In pieno impero canoviano (e in aperta lotta a Bernini, scultore da Ancien Régime e gran corruttore dell’arte di Sei e Settecento), Leopoldo Cicognara nel 1818 avrebbe concesso all’interno della propria Storia della scultura a Edme Bouchardon, 1698-1762, artista-principe del medio Settecento francese, almeno l’onore delle armi: «avrebbero avuto di che consolarsi le arti, se Bouchardon fosse nato in un’epoca più gloriosa per le medesime, o se egli avesse avuto tanta forza di genio per elevarle, quanto ebbe di sano criterio per capire che si andava errando fuor della strada migliore». Un giudizio storico non facile, quello su Bouchardon e sul suo stile, così poco riducibile a un’etichetta ‘barocca’, così lontano dalle pur imminenti istanze ‘neoclassiche’, nel contesto di un Settecento scultoreo che ancora necessita, tanto per l’Italia quanto per la Francia, di approfondimenti critici, talvolta basilari.
A risarcire una di queste lacune è ora un bella mostra in corso fino al 5 dicembre al Louvre, intitolata Edme Bouchardon (1698-1762). Une idée du beau, destinata poi ad approdare al Getty di Los Angeles (dal 10 gennaio al 2 aprile 2017) con il titolo, ricalibrato sul gusto d’oltreoceano, Bouchardon: Royal Artist of the Enlightenment.
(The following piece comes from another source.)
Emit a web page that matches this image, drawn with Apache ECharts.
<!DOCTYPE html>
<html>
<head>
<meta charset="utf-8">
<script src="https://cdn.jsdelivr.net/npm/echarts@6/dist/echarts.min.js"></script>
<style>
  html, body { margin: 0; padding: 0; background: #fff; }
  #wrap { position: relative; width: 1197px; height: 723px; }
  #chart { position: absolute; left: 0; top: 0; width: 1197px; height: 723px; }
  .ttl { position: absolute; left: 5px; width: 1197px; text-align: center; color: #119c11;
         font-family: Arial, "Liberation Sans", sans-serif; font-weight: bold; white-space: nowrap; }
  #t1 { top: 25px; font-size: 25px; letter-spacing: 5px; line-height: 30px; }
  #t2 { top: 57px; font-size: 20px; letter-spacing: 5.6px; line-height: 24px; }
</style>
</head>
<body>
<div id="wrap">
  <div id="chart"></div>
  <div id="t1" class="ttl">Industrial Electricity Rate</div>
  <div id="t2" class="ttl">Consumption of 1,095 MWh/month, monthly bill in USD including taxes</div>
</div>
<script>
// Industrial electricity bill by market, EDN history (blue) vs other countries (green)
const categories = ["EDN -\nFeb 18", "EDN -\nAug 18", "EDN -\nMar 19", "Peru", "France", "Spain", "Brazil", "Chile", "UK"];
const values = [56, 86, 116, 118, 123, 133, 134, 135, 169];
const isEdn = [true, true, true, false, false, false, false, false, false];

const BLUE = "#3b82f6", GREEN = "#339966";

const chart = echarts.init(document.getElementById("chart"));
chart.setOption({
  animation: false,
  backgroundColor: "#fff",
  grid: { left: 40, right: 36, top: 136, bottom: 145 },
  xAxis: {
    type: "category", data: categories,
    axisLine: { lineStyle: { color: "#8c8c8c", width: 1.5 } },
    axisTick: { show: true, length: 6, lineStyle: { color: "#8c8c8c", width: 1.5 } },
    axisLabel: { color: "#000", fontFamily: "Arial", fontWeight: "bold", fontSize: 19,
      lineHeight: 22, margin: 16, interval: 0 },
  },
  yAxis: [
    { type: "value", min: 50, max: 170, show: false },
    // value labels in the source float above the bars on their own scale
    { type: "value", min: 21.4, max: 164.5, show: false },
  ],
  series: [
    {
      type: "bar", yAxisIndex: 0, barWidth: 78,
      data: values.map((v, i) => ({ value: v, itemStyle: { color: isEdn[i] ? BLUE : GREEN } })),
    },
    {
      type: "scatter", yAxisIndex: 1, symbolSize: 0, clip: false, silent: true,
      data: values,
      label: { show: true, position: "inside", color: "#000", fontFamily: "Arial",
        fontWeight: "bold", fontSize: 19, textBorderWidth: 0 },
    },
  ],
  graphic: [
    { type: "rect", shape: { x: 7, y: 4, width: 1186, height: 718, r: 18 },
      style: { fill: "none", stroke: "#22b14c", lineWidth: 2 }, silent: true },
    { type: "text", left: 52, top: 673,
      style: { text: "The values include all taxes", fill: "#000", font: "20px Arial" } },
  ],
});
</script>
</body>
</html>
L’accompagna un catalogo assai ricco edito in francese, tra gli altri, da Guilhem Scherf e Anne-Lise Desmas (Louvre Éditions, euro 49,00), che asseconda lo sviluppo biografico grosso modo dominante nell’esposizione, aperta da una rassegna di ritratti dell’artista e conclusa da una sezione dedicata al monumento equestre in bronzo di Luigi XV. Collocato nel 1763 sull’attuale Place de la Concorde, nel 1792 venne distrutto da una Rivoluzione francese decisamente più estremista (rispetto ai critici nostrani ‘antiberniniani’ di fine Sette e primo Ottocento) nello sradicare i simboli del potere passato e nel condannare, con essi, gli stili che li avevano serviti.
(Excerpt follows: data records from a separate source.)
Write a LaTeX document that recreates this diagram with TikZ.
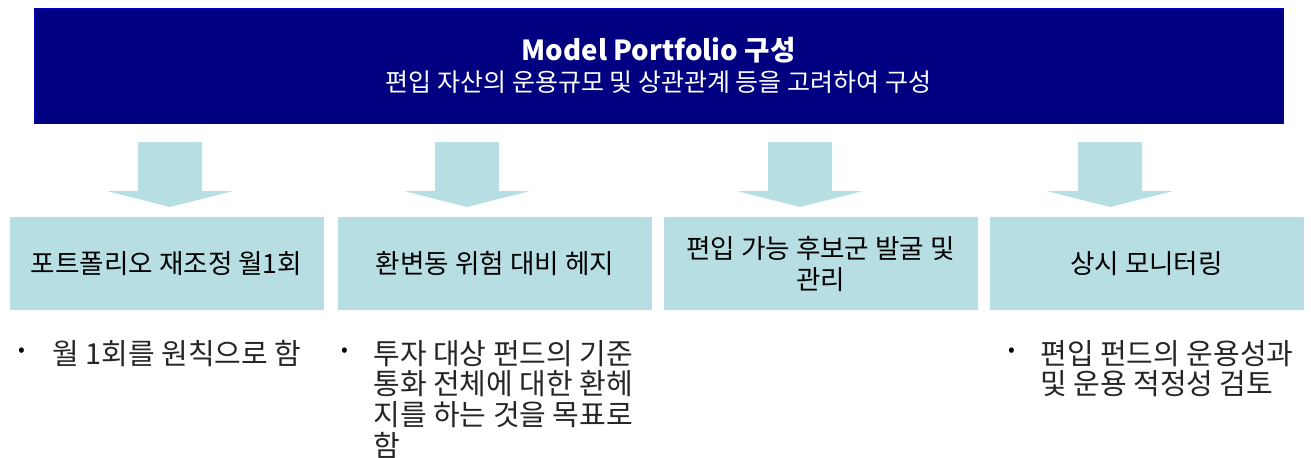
\documentclass[tikz,border=0pt]{standalone}
\usepackage{fontspec}
\setmainfont{Noto Sans CJK KR}
\usetikzlibrary{positioning}
\definecolor{navy}{RGB}{0,0,128}
\definecolor{pale}{RGB}{183,222,226}

\begin{document}
\begin{tikzpicture}[x=0.5pt,y=-0.5pt,
  banner/.style={fill=navy,draw=blue!45!navy,text=white,minimum width=624.5pt,minimum height=57.5pt,align=center,font=\fontsize{12.5}{15.5}\selectfont},
  task/.style={fill=pale,minimum width=157pt,minimum height=46.5pt,inner sep=0pt,align=center,font=\fontsize{13.3}{15.5}\selectfont},
  dot/.style={inner sep=0pt,font=\fontsize{10}{12}\selectfont},
  note/.style={inner sep=0pt,align=left,font=\fontsize{14.5}{15.3}\selectfont,text=black!85}]
\useasboundingbox (0,0) rectangle (1311,457);
\node[banner] (mp) at (658.5,65.5) {{\fontsize{13.8}{15.5}\selectfont\textbf{Model Portfolio 구성}}\\편입 자산의 운용규모 및 상관관계 등을 고려하여 구성};

\foreach \x/\t [count=\i] in {166.5/포트폴리오 재조정 월1회,495/환변동 위험 대비 헤지,820.5/{편입 가능 후보군 발굴 및\\관리},1146.5/상시 모니터링} {
  \node[task] (T\i) at (\x,263.5) {\t};
}
% block arrows
\foreach \x in {170,467,800,1110} {
  \fill[pale] (\x-32,142) -- (\x+32,142) -- (\x+32,191) -- (\x+63,191) -- (\x,207) -- (\x-63,191) -- (\x-32,191) -- cycle;
}

\node[dot] (d1) at (22,352) {•};
\node[note,anchor=north west] (n1) at (52,340) {월 1회를 원칙으로 함};
\node[dot] (d2) at (345,352) {•};
\node[note,anchor=north west] (n2) at (373,340) {투자 대상 펀드의 기준\\통화 전체에 대한 환헤\\지를 하는 것을 목표로\\함};
\node[dot] (d4) at (1012,352) {•};
\node[note,anchor=north west] (n4) at (1040,340) {편입 펀드의 운용성과\\및 운용 적정성 검토};
\end{tikzpicture}
\end{document}
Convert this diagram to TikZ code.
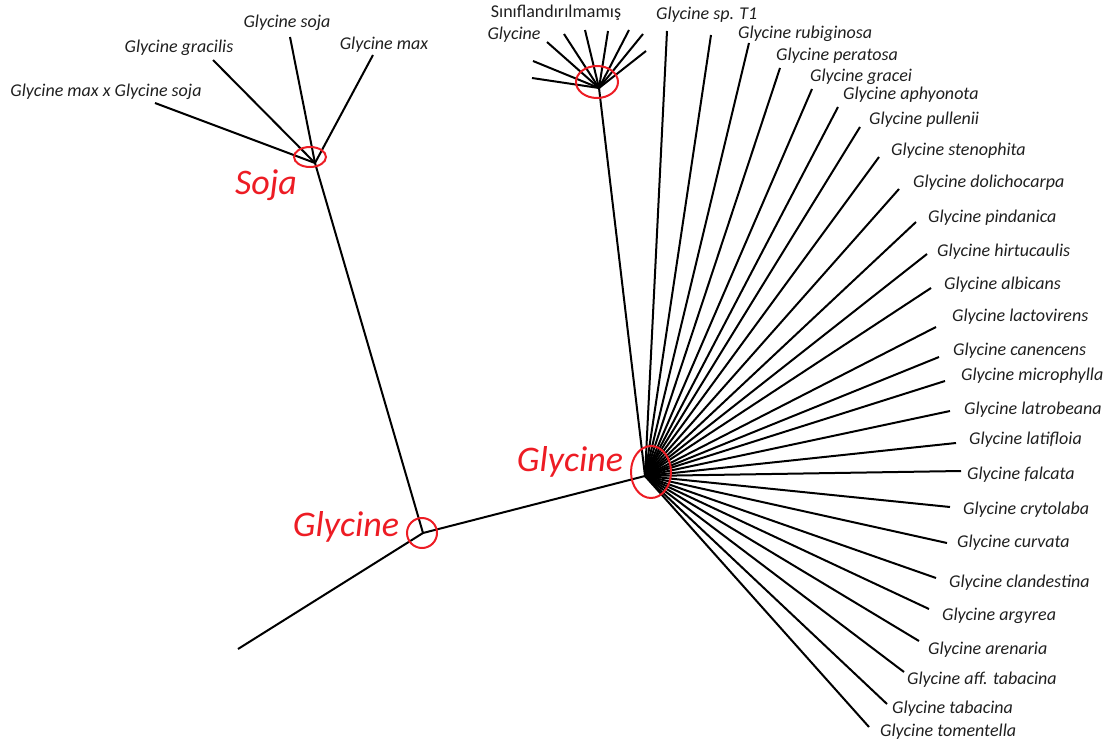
\documentclass[tikz,border=0pt]{standalone}
\usepackage{fontspec}
\setmainfont{Carlito}
\definecolor{cladered}{RGB}{237,28,36}

\begin{document}
\begin{tikzpicture}[x=1pt,y=-1pt,
  branch/.style={draw=black,line width=2pt},
  ring/.style={draw=cladered,line width=2pt},
  leaf/.style={font=\fontsize{18}{20}\selectfont\itshape,text=black!88,inner sep=0pt},
  clade/.style={font=\fontsize{36}{40}\selectfont\itshape,text=cladered,inner sep=0pt},
]
\useasboundingbox (0,0) rectangle (1117,744);
% inner nodes of the tree
\coordinate (root) at (423,533);
\coordinate (stem) at (238,649);
\coordinate (soja) at (315,163);
\coordinate (hub) at (645,476);
\coordinate (unc) at (599,88);
\draw[branch] (stem) -- (root) -- (hub);
\draw[branch] (root) -- (soja);
\draw[branch] (hub) -- (unc);
% Soja clade
\coordinate (s1) at (155,103);
\coordinate (s2) at (213,60);
\coordinate (s3) at (290,37);
\coordinate (s4) at (373,55);
\foreach \i in {1,...,4}
  \draw[branch] (soja) -- (s\i);
\node[leaf] (maxsoja) at (106,92) {Glycine max x Glycine soja};
\node[leaf] (gracilis) at (179,48) {Glycine gracilis};
\node[leaf] (sojaleaf) at (287,23) {Glycine soja};
\node[leaf] (max) at (384,45) {Glycine max};
% unclassified Glycine
\foreach \x/\y [count=\i] in {532/78,533/61,547/42,564/34,585/30,608/31,629/30,643/34,646/51}
  {\coordinate (u\i) at (\x,\y);
   \draw[branch] (unc) -- (u\i);}
\node[leaf,font=\fontsize{18}{20}\selectfont] (unclab) at (556,13) {Sınıflandırılmamış};
\node[leaf] (unclab2) at (514,35) {Glycine};
% Glycine fan
\foreach \x/\y [count=\i] in {667/31,711/35,749/43,780/68,812/89,838/107,860/127,
    879/157,899/189,916/222,927/254,931/288,936/327,939/357,945/381,
    950/411,956/443,961/471,950/507,947/543,936/578,929/609,919/641,
    904/672,887/704,869/727}
  {\coordinate (f\i) at (\x,\y);
   \draw[branch] (hub) -- (f\i);}
\foreach \x/\y/\t [count=\i] in {656/15/sp. T1,738/34/rubiginosa,776/56/peratosa,
    810/77/gracei,843/95/aphyonota,869/120/pullenii,891/151/stenophita,
    913/183/dolichocarpa,928/218/pindanica,937/252/hirtucaulis,944/285/albicans,
    952/317/lactovirens,953/351/canencens,961/376/microphylla,964/410/latrobeana,
    969/440/latifloia,967/475/falcata,963/510/crytolaba,957/543/curvata,
    949/583/clandestina,942/616/argyrea,928/650/arenaria,907/680/aff. tabacina,
    892/709/tabacina,880/732/tomentella}
  \node[leaf,anchor=west] (g\i) at (\x,\y) {Glycine \t};
% clade marks
\draw[ring] (310,157) ellipse [x radius=16,y radius=10];
\draw[ring] (422,533) circle (15);
\draw[ring] (651,472) ellipse [x radius=20,y radius=26];
\draw[ring] (597,82) ellipse [x radius=21,y radius=16];
\node[clade] (sojatag) at (266,185) {Soja};
\node[clade] (roottag) at (346,527) {Glycine};
\node[clade] (hubtag) at (570,462) {Glycine};
\end{tikzpicture}
\end{document}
Più che però il biografismo, a costituire il vero e proprio fil rouge della mostra è di fatto l’attività grafica dell’artista: straordinaria e ben conservata, generosissima nel permetterci di mettere a fuoco non soltanto i momenti di formazione di Bouchardon, ma anche l’eterogeneità dei suoi interessi, lambenti addirittura la più classicistica numismatica e la stampa in tutte le sue duttilità iconografiche. Allievo di Guillaume Coustou, Bouchardon divorò l’High Baroque romano durante un soggiorno quasi decennale nella capitale pontificia (1723-1732), ricopiando opere di Bernini, di Algardi e dei loro «giovani», mentre riproduceva in marmo il Fauno Barberini e studiava Raffaello in Vaticano. E proprio a partire dalle belle sanguigne dello scultore, la mostra riesce a mettere in scena splendidi cortocircuiti visivi, come quello tra i disegni del berniniano Cardinal Borghese (raffigurato dal francese in due studi con tanto di misure) e alcuni ritratti in marmo del periodo romano, tra cui il Clemente XII, quasi a rimarcare quanto ancora nel Settecento non si potesse prescindere dai grandi maestri del primo Seicento per fare ritratti parlanti, per dare vita al marmo.
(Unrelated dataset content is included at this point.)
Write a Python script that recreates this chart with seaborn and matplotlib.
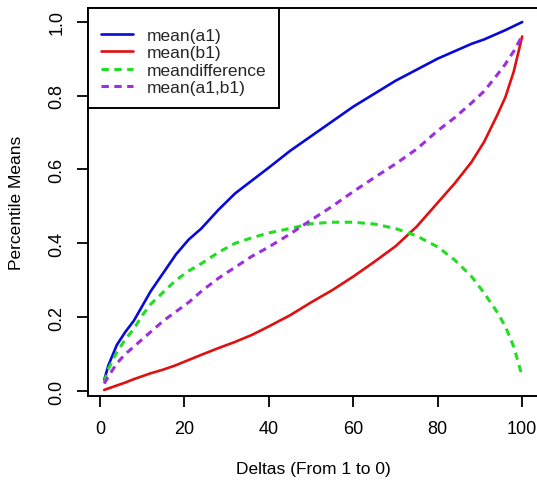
import numpy as np
import pandas as pd
import matplotlib
matplotlib.use("Agg")
import matplotlib.pyplot as plt
import seaborn as sns

# ---- data ----
deltas = [1, 2, 4, 6, 8, 10, 12, 15, 18, 21, 24, 28, 32, 36, 40, 45, 50, 55,
          60, 65, 70, 75, 80, 84, 88, 91, 94, 96, 98, 100]
mean_a1 = [0.03, 0.07, 0.125, 0.16, 0.19, 0.23, 0.27, 0.32, 0.37, 0.41, 0.44,
           0.49, 0.535, 0.57, 0.605, 0.65, 0.69, 0.73, 0.77, 0.805, 0.84, 0.87,
           0.90, 0.92, 0.94, 0.952, 0.967, 0.977, 0.988, 0.999]
mean_b1 = [0.003, 0.007, 0.015, 0.023, 0.032, 0.04, 0.048, 0.058, 0.07, 0.084,
           0.098, 0.116, 0.133, 0.152, 0.175, 0.205, 0.24, 0.273, 0.31, 0.35,
           0.392, 0.445, 0.51, 0.562, 0.62, 0.675, 0.745, 0.795, 0.865, 0.96]
mean_diff = [0.025, 0.06, 0.105, 0.14, 0.168, 0.205, 0.235, 0.268, 0.30, 0.325,
             0.345, 0.375, 0.40, 0.415, 0.428, 0.44, 0.453, 0.457, 0.457, 0.452,
             0.44, 0.42, 0.39, 0.355, 0.31, 0.265, 0.215, 0.175, 0.12, 0.04]
mean_ab = [0.02, 0.04, 0.075, 0.1, 0.12, 0.14, 0.16, 0.19, 0.215, 0.24, 0.27,
           0.305, 0.335, 0.365, 0.39, 0.425, 0.463, 0.5, 0.54, 0.578, 0.615,
           0.655, 0.705, 0.74, 0.78, 0.812, 0.855, 0.885, 0.92, 0.962]

labels = ["mean(a1)", "mean(b1)", "meandifference", "mean(a1,b1)"]
colors = ["#0a0ad8", "#e01010", "#22dd22", "#9a30e0"]

sns.set_theme(style="ticks")
plt.rcParams["font.family"] = ["Liberation Sans", "DejaVu Sans"]
plt.rcParams["axes.edgecolor"] = "black"

fig = plt.figure(figsize=(5.37, 4.81), dpi=100)
xmin, xmax = -2.96, 103.96
px_per_unit = 4.222
left_px = 100 + xmin * px_per_unit
right_px = 100 + xmax * px_per_unit
ax = fig.add_axes([left_px / 537, (481 - 397) / 481,
                   (right_px - left_px) / 537, 388 / 481])

series = [mean_a1, mean_b1, mean_diff, mean_ab]
dashed = [False, False, True, True]
for vals, lab, col, d in zip(series, labels, colors, dashed):
    kws = dict(linewidth=1.9)
    if d:
        kws["linestyle"] = (0, (2.4, 1.8))
        kws["linewidth"] = 2.2
    sns.lineplot(x=deltas, y=vals, color=col, label=lab, ax=ax, **kws)

ax.set_xlim(xmin, xmax)
ax.set_ylim(-0.0135, 1.037)
ax.set_xticks([0, 20, 40, 60, 80, 100])
ax.set_yticks([0.0, 0.2, 0.4, 0.6, 0.8, 1.0])
ax.set_yticklabels(["0.0", "0.2", "0.4", "0.6", "0.8", "1.0"])
ax.tick_params(axis="both", length=8, width=1.3, labelsize=13, colors="black")
ax.tick_params(axis="x", pad=9)
ax.tick_params(axis="y", pad=8, labelrotation=90)
for t in ax.get_yticklabels():
    t.set_va("center")
for s in ax.spines.values():
    s.set_linewidth(1.4)
    s.set_color("black")
ax.spines["right"].set_visible(False)

ax.set_xlabel("Deltas (From 1 to 0)", fontsize=12.5, color="black")
ax.set_ylabel("Percentile Means", fontsize=12.5, color="black")
ax.xaxis.label.set_va("center")
ax.yaxis.label.set_va("center")
ax.xaxis.set_label_coords(0.5, (397 - 470) / 388)
ax.yaxis.set_label_coords((17 - left_px) / (right_px - left_px), 0.5)

leg = ax.legend(loc="upper left", borderaxespad=0, fancybox=False,
                fontsize=12.5, handlelength=1.85, handletextpad=0.8,
                borderpad=0.75, labelspacing=0.14, framealpha=1,
                title=" ", title_fontsize=3)
leg.get_frame().set_edgecolor("black")
leg.get_frame().set_linewidth(1.4)

fig.savefig("out.png", dpi=100)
Che si vada dal progetto cartaceo (calibratissimo) per un gettone all’articolata costruzione di una storia per un frontespizio, la facilità dello scultore nel dominare il mezzo grafico emerge nitidamente nel naturalismo di certe soluzioni, come negli studi di diverse teste equine per il Luigi XV, o nell’anticonvenzionale autoritratto a occhi chiusi della Morgan Library, che apre l’esposizione e sembra indicare già la via verso un Courbet; oppure nei molti disegni dal vivo di giovinetti in posa, a partire dai quali il marmo scolpito da Bouchardon acquistò una pastosità vitale e si trasformò in sofisticati capolavori quali l’Amore che intaglia l’arco, oggi al Louvre. Perché, a ben guardare, quello che davvero la mostra parigina riesce a mettere in evidenza, non è solo la parabola di un artista, quanto soprattutto la vivace eterogeneità del mestiere dello scultore: le diverse implicazioni del disegno, che esercita, guida l’osservazione, costruisce i punti di vista; la riflessione attenta condotta in graduali passaggi materici tra gesso e terracotta; e poi l’epilogo in pietra, in marmo o in bronzo, a cui solo, il più delle volte, è lasciato il giudizio sull’artista.